## Set exercise
Quote word for word the lines below, beginning with the first and ending with the one that has "import pandas as pd". Drop the pictures.

## Records
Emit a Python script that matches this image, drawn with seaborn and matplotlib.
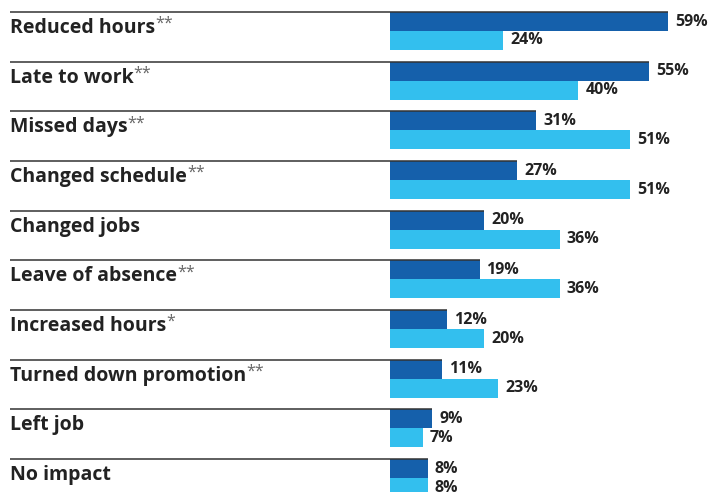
import matplotlib
matplotlib.use("Agg")
import matplotlib.pyplot as plt
import seaborn as sns
import pandas as pd

categories = ["Reduced hours", "Late to work", "Missed days", "Changed schedule",
              "Changed jobs", "Leave of absence", "Increased hours",
              "Turned down promotion", "Left job", "No impact"]
marks = ["**", "**", "**", "**", "", "**", "*", "**", "", ""]
series_1 = [59, 55, 31, 27, 20, 19, 12, 11, 9, 8]
series_2 = [24, 40, 51, 51, 36, 36, 20, 23, 7, 8]
series_names = ["Group 1", "Group 2"]
colors = ["#1560AB", "#33BFEE"]

df = pd.DataFrame({
    "category": categories * 2,
    "value": series_1 + series_2,
    "series": [series_names[0]] * len(categories) + [series_names[1]] * len(categories),
})

sns.set_theme(style="white")
plt.rcParams["font.family"] = ["Open Sans", "DejaVu Sans"]

fig = plt.figure(figsize=(7.08, 4.92), dpi=100)
ax = fig.add_axes([0, 0, 1, 1])

W = 0.765
sns.barplot(data=df, x="value", y="category", hue="series", orient="h",
            palette=colors, saturation=1, width=W, dodge=True,
            linewidth=0, edgecolor="none", legend=False, ax=ax, errorbar=None)

pxu = 278 / 59.0
ax.set_xlim(-390 / pxu, (708 - 390) / pxu)
unit = 49.67
ax.set_ylim((492 - 31) / unit, -31 / unit)
ax.axis("off")

half = W / 4
x_left = (10 - 390) / pxu
for i, cat in enumerate(categories):
    top = i - W / 2
    ax.plot([x_left, series_1[i]], [top, top], color="#333333", lw=1.1,
            solid_capstyle="butt", zorder=3)
    t = ax.text(x_left, i + 0.04, cat, fontsize=14, fontweight="bold",
                color="#222222", va="baseline", ha="left")
    if marks[i]:
        ax.annotate(marks[i], xy=(1, 1), xycoords=t, xytext=(0, 1.5),
                    textcoords="offset points", fontsize=11.5, color="#666666",
                    va="top", ha="left")
    ax.text(series_1[i] + 7 / pxu, i - half, f"{series_1[i]}%", fontsize=11.5,
            fontweight="bold", color="#222222", va="center", ha="left")
    ax.text(series_2[i] + 7 / pxu, i + half, f"{series_2[i]}%", fontsize=11.5,
            fontweight="bold", color="#222222", va="center", ha="left")

fig.savefig("out.png", dpi=100)
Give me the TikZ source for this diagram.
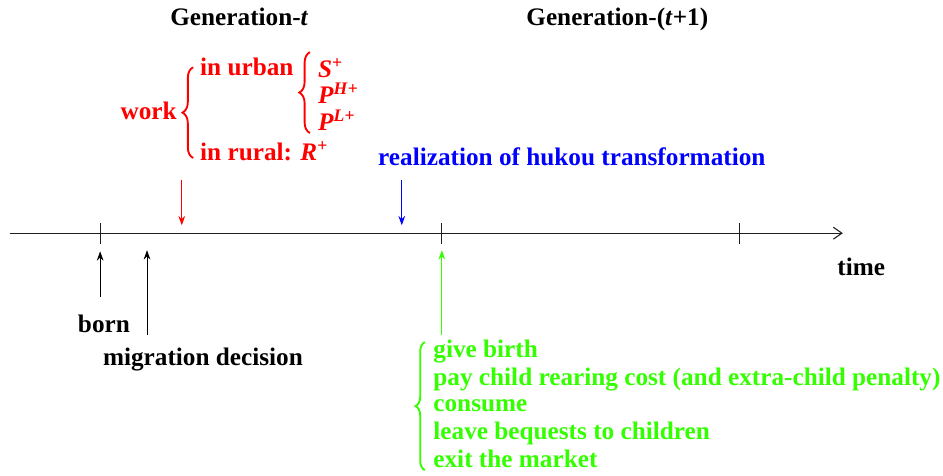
\documentclass[tikz,border=0pt]{standalone}
\usepackage{fontspec}
\setmainfont{Liberation Serif}
\usepackage{tikz}
\usetikzlibrary{arrows.meta,decorations.pathreplacing}
\definecolor{rojoTxt}{RGB}{255,0,0}
\definecolor{azulTxt}{RGB}{0,0,255}
\definecolor{verdeTxt}{RGB}{51,255,0}
\definecolor{grisLinea}{RGB}{30,30,30}

\begin{document}
\begin{tikzpicture}[
    lbl/.style={font=\fontsize{19}{21}\selectfont\bfseries, inner sep=0pt, anchor=base west},
    flecha/.style={-{Stealth[length=7pt,width=5pt]}, line width=0.6pt},
    llave/.style={decorate, decoration={brace, amplitude=#1}, line width=1.4pt}
  ]
  \useasboundingbox (0,0) rectangle (24.95,12.57);
  % Time axis
  \coordinate (tstart) at (0.26,6.40);
  \coordinate (tend) at (22.30,6.40);
  \draw[-{Straight Barb[length=6.5pt,width=9pt]}, line width=0.8pt, grisLinea] (tstart) -- (tend);
  \foreach \x in {2.65, 11.69, 19.55}
    \draw[line width=0.6pt, grisLinea] (\x,6.12) -- (\x,6.68);
  \node[lbl] (time) at (22.15,5.29) {time};
  % Headings
  \node[lbl] (gent) at (4.50,11.90) {Generation-\textit{t}};
  \node[lbl] (gennext) at (13.92,11.90) {Generation-(\textit{t}+1)};
  % Work choices (rojo)
  \node[lbl, rojoTxt, anchor=base east] (work) at (4.68,9.42) {work};
  \coordinate (llaveA1) at (5.11,8.39);
  \coordinate (llaveA2) at (5.11,10.79);
  \draw[llave=8pt, rojoTxt] (llaveA1) -- (llaveA2);
  \node[lbl, rojoTxt] (urban) at (5.29,10.56) {in urban};
  \node[lbl, rojoTxt] (rural) at (5.29,8.33) {in rural: \textit{R}\textsuperscript{+}};
  \coordinate (llaveB1) at (8.20,9.05);
  \coordinate (llaveB2) at (8.20,11.19);
  \draw[llave=8pt, rojoTxt] (llaveB1) -- (llaveB2);
  \node[lbl, rojoTxt] (splus) at (8.41,10.53) {\textit{S}\textsuperscript{+}};
  \node[lbl, rojoTxt] (phplus) at (8.41,9.84) {\textit{P}\textsuperscript{\textit{H}+}};
  \node[lbl, rojoTxt] (plplus) at (8.41,9.13) {\textit{P}\textsuperscript{\textit{L}+}};
  \coordinate (rojoTop) at (4.81,7.80);
  \coordinate (rojoTip) at (4.81,6.61);
  \draw[flecha, rojoTxt] (rojoTop) -- (rojoTip);
  % Hukou (azul)
  \node[lbl, azulTxt] (hukou) at (10.00,8.20) {realization of hukou transformation};
  \coordinate (azulTop) at (10.63,7.80);
  \coordinate (azulTip) at (10.63,6.61);
  \draw[flecha, azulTxt] (azulTop) -- (azulTip);
  % Below the axis
  \node[lbl, anchor=base] (born) at (2.75,3.78) {born};
  \coordinate (bornFoot) at (2.65,4.71);
  \coordinate (bornTip) at (2.65,5.92);
  \draw[flecha] (bornFoot) -- (bornTip);
  \node[lbl] (migr) at (2.72,2.91) {migration decision};
  \coordinate (migrFoot) at (3.89,3.70);
  \coordinate (migrTip) at (3.89,5.95);
  \draw[flecha] (migrFoot) -- (migrTip);
  % Old age (verde)
  \coordinate (verdeFoot) at (11.69,3.70);
  \coordinate (verdeTip) at (11.69,5.95);
  \draw[flecha, verdeTxt, line width=0.8pt] (verdeFoot) -- (verdeTip);
  \coordinate (llaveC1) at (11.24,0.13);
  \coordinate (llaveC2) at (11.24,3.52);
  \draw[llave=7pt, verdeTxt] (llaveC1) -- (llaveC2);
  \foreach \y/\name/\txt in {3.12/birth/give birth,
      2.38/rear/pay child rearing cost (and extra-child penalty),
      1.67/cons/consume,
      0.93/beq/leave bequests to children,
      0.21/exit/exit the market}
    \node[lbl, verdeTxt] (\name) at (11.46,\y) {\txt};
\end{tikzpicture}
\end{document}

## Solution to this problem
Emit a Python script that matches this image, drawn with seaborn and matplotlib.
import matplotlib
matplotlib.use("Agg")
import matplotlib.pyplot as plt
import seaborn as sns
import pandas as pd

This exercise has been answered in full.